1. Certain plots can be done directly from Pandas
2. General plots can be done from matplotlib
3. Beautiful and powerful plots can be done with Seaborn
4. Interactive plots can be done with Plotly (community edition is sufficient)
5. 3D plots can be done with mpl_toolkits.mplot3d

In [None]:
numeric = ['age', 'bmi', 'children', 'charges']

# using hist() on pandas for freqency histogram plot of numeric variables.
# x is the numeric field. y axis is count for that particular x 
df[numeric].hist(bins=20, figsize = (8,8))
plt.show()

##### 3.1.1 Digression: demonstration of various constructs used in subsequent code

In [None]:
# Demonstrate usage of formatted string (f string) to print for debugging
# https://note.nkmk.me/en/python-f-strings/
name_str_var = "John Smith"
age_int_var = 25
height_float_var = 185.04567891 
string_val = f"Name = {name_str_var}, Age = {age_int_var}, Height = {height_float_var:.3f}"
print(string_val)

In [None]:
# Demonstrate usage of numpy array flatten
array_2d = np.array([[1, 2],[3,4]])
array_2d

In [None]:
array_2d.flatten()

In [None]:
# Demonstrate usage of value_counts() to generate a frequency table
categorical = ['smoker', 'sex', 'region']
col = categorical[0]
freq_series = df[col].value_counts()

# Use print with formatted string instead of old style concatenation 
print(f"data type of freq_series={type(freq_series)}")
freq_series

In [None]:
categorical = ['smoker', 'sex', 'region']
color = ['C0', 'C1', 'C2', 'C3']

# define how many rows and columns are needed in plot because we will be plotting one at a time here
fig, axes = plt.subplots(2, 2, figsize = (8,8)) 

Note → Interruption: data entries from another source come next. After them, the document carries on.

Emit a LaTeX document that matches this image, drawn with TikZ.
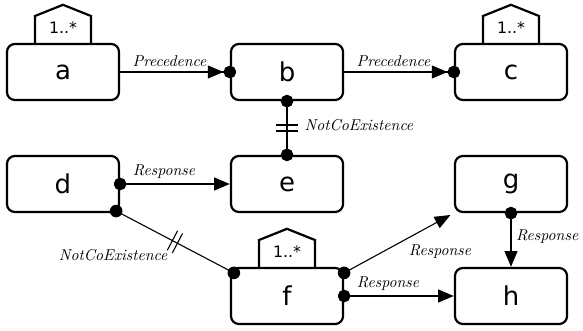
\documentclass[tikz,border=0pt]{standalone}
\usepackage{fontspec}
\setsansfont{DejaVu Sans}
\usepackage{tikz}
\usetikzlibrary{arrows.meta,decorations.markings}
\tikzstyle{activity} = [rectangle, rounded corners=5pt, minimum width=2.5cm, minimum height=1.25cm, text centered, draw=black, line width=1.4pt, font=\sffamily\fontsize{16.5}{19}\selectfont]
\tikzstyle{card} = [line width=1.4pt]
\tikzstyle{lbl} = [font=\itshape, inner sep=2.5pt]
\tikzstyle{thinline} = [line width=0.7pt]
\tikzstyle{precedence} = [line width=1.4pt, -{Triangle[length=10pt,width=8pt]Circle[length=8pt]}, shorten >=-4pt]
\tikzstyle{response} = [line width=1.4pt, {Circle[length=8pt]}-{Triangle[length=10pt,width=8pt]}, shorten <=-4pt]
\tikzstyle{notco} = [line width=1.4pt, {Circle[length=8pt]}-{Circle[length=8pt]}, shorten <=-4pt, shorten >=-4pt,
  postaction={decorate, decoration={markings, mark=at position 0.5 with {\draw[-, shorten <=0pt, shorten >=0pt] (-1.8pt,-7pt) -- (-1.8pt,7pt) (1.8pt,-7pt) -- (1.8pt,7pt);}}}]

\begin{document}
\begin{tikzpicture}[node distance=2.5cm]
\useasboundingbox (-1.406,-5.781) rectangle (11.607,1.607);
 \node (a) [activity] {a};
  \node (b) [activity,right of=a,xshift=2.5cm] {b};
  \node (c) [activity,right of=b,xshift=2.5cm] {c};
\node (d) [activity,below of=a] {d};
\node (e) [activity,right of=d,xshift=2.5cm] {e};
\node (g) [activity,right of=e,xshift=2.5cm] {g};
\node (f) [activity,below of=e] {f};
\node (h) [activity,right of=f,xshift=2.5cm] {h};
% multiplicity tags
\foreach \n in {a,c,f}{
  \draw [card] ([xshift=-0.625cm]\n.north) -- ++(0,0.6) -- ([yshift=0.85cm]\n.north) -- ([xshift=0.625cm,yshift=0.6cm]\n.north) -- ([xshift=0.625cm]\n.north);
  \node (m\n) [font=\sffamily] at ([yshift=0.33cm]\n.north) {1..*};
}
\draw [precedence] (a) -- node[lbl,above,pos=0.45] {Precedence} (b);
\draw [precedence] (b) -- node[lbl,above,pos=0.45] {Precedence} (c);
\draw [notco] (b) -- node[lbl,right=8pt,yshift=2pt] {NotCoExistence} (e);
\draw [response] (d) -- node[lbl,above,pos=0.4] {Response} (e);
\draw [notco,thinline] ([xshift=-2.5pt,yshift=1.3pt]d.south east) -- node[lbl,below left=2pt] {NotCoExistence} ([xshift=2.5pt,yshift=-3.8pt]f.north west);
\draw [response,thinline,shorten >=2.5pt] ([yshift=-3.8pt]f.north east) -- node[lbl,below right,pos=0.55] {Response} (g.south west);
\draw [response] (f) -- node[lbl,above,pos=0.4] {Response} (h);
\draw [response] (g) -- node[lbl,right,yshift=2pt] {Response} (h);
  \end{tikzpicture}
\end{document}
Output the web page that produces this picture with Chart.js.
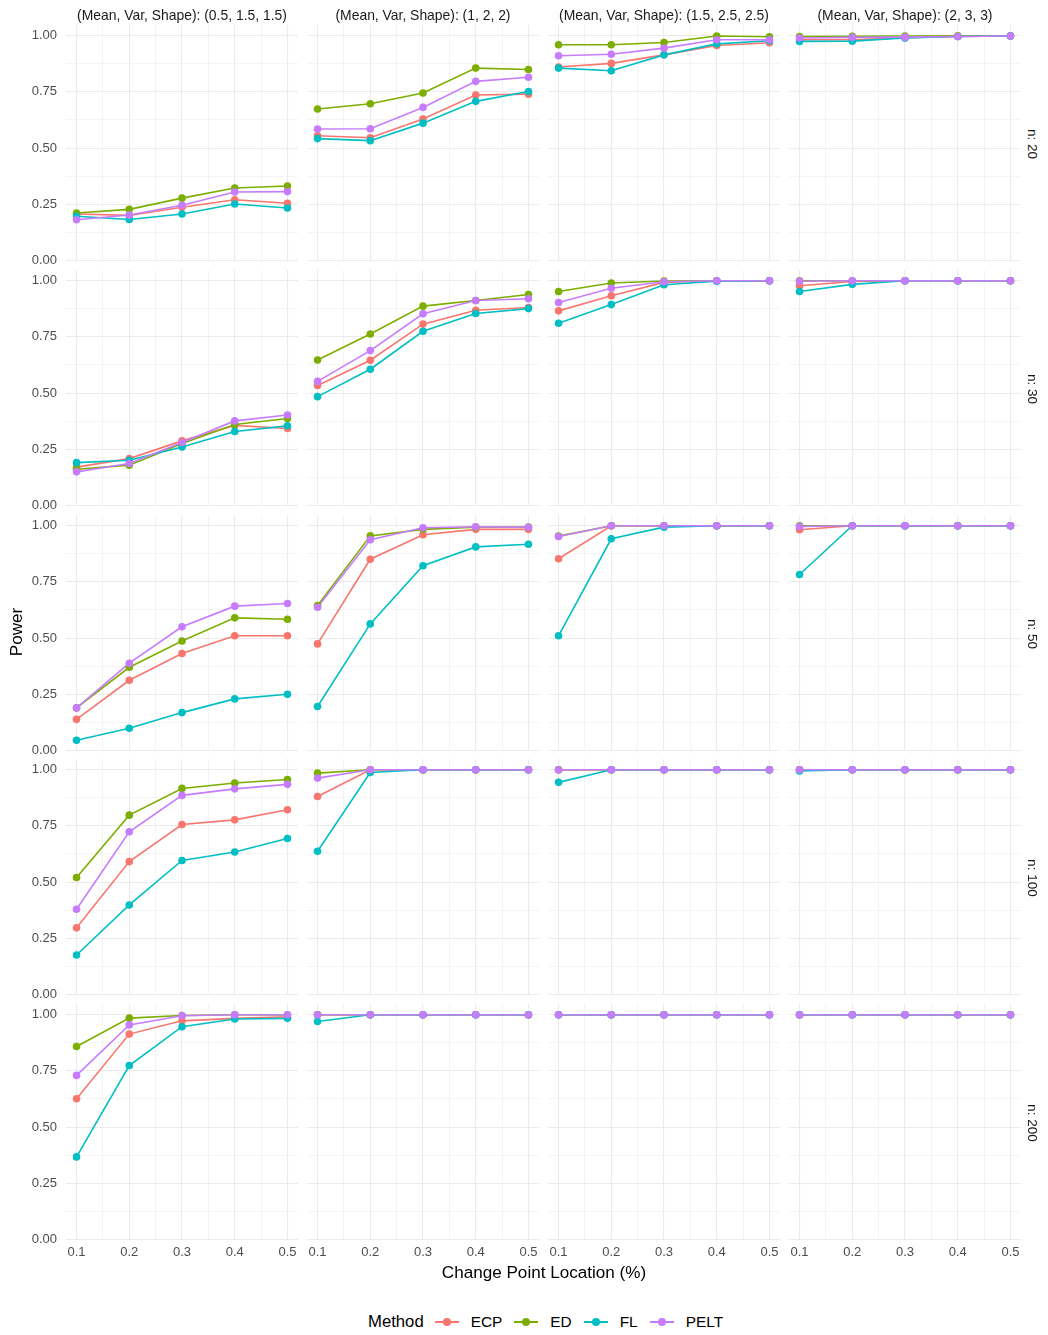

# print details about the axes object
print(f"data type of axes is {type(axes)}") # axes is a ndarray
print(f"axes shape is {axes.shape}") # axes shape is 2 x 2 matrix
print(f"first element in axes is {axes[0,0]}") # axes is a ndarray

# Turn the 4th Axes object off bcoz we are plotting only 3 categorical fields
axes[1,1].set_axis_off() # comment this line to see how empty 4th axes object shows the grid lines 

for ax, col in zip(axes.flatten(), categorical) :
    df[col].value_counts().plot(kind = 'bar', ax = ax, color = color)
    ax.set_xlabel(col)

In [None]:
fig, axes = plt.subplots(2, 2, figsize=(12,8))
axes[1,1].set_axis_off()

for ax, col in zip(axes.flatten(), categorical):
    sns.histplot(df, x='charges', hue=col, multiple='stack', ax=ax)

In [None]:
cols = ['age', 'bmi', 'charges', 'smoker']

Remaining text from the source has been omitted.